Unfortunately in reality the answer is 15. Don't ask me how it happens, but here's the practical:

http://dev.byteofk.com/2digit.php

The PHP code to output this if anyone is interested:

<? $largest = 0; for($x=10;$x<100;$x++){ $tens = substr($x,0,1); $ones = substr($x,1,1); $sum = $tens+$ones; $res = floor($x/$sum); $rem = $x-($res*$sum); $display = "$x: $tens + $ones = $sum, $x / $sum = $res rem $rem<br/>"; echo $display; if($rem>$largest){ $largest = $rem; $largestdisplay = $display; } } echo "Largest remainder: $largest<br/>$largestdisplay"; ?>

Let the number equal $a$ and $S(a)$ denote the sum of its digits.

$\implies a = S(a)q + r$ , where $q$ is the quotient, $r$ the remainder, such that $r < S(a)$ .

Therefore, for $r$ to be maximum, $S(a)$ has to be maximum. We test out the largest possible values of $S(a)$ :

$99 = 18\times 5 + 9$

$98 = 17\times 5 + 11$

$89 = 17\times 5 + 4$

$79 = 16\times 4 + \boxed{15}$

Observe that $15$ is the largest value possible, $16$ is the largest digit sum we have encountered so far, and all other digit sums will be less.
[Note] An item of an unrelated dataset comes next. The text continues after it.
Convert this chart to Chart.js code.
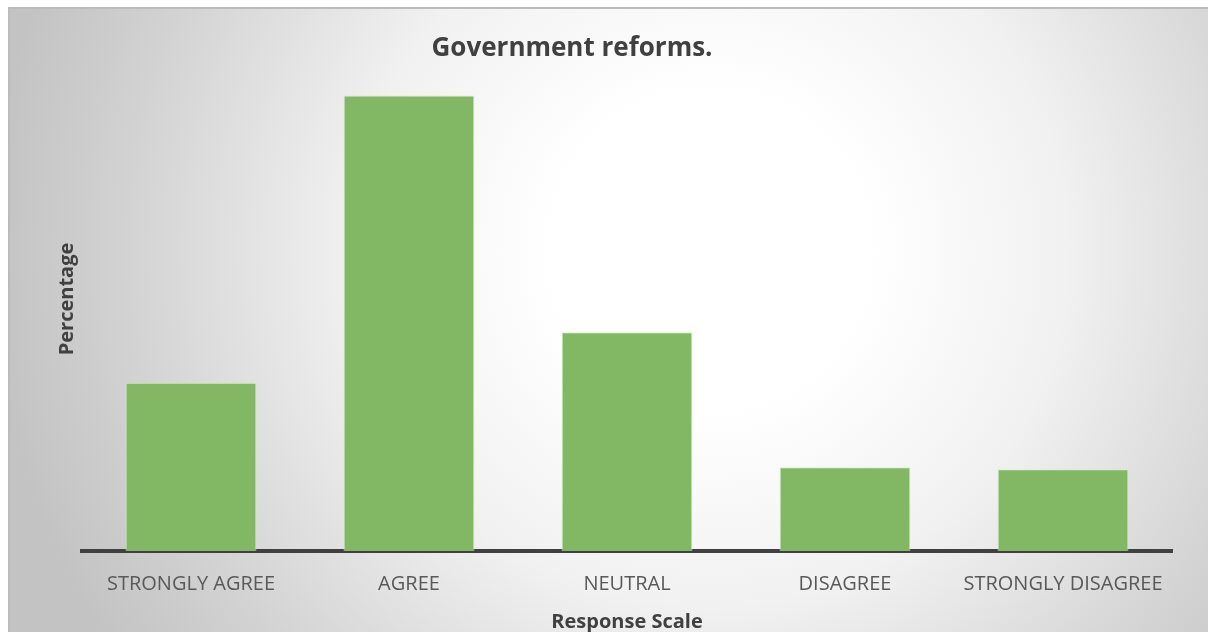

It follows that all other remainders will be lesser as well.

We can write the problem as $10a+b=q'(a+b)+r$ where $r \in [0,a+b)$ . Setting $q'=q+1$ , we have $9a=q(a+b)+r$ . Basically, $b$ can take any value $[0,9]$ for any value of $a$ . So let $a+b = 18$ . Then $max(rem(9a,18))=9$ . $max(rem(9a,17))=13$ . $max(rem(9a,16))=15$ . Since $max(rem(9a,y)) < 15$ for all $y \in [0,15]$ , 15 is the largest possible remainder.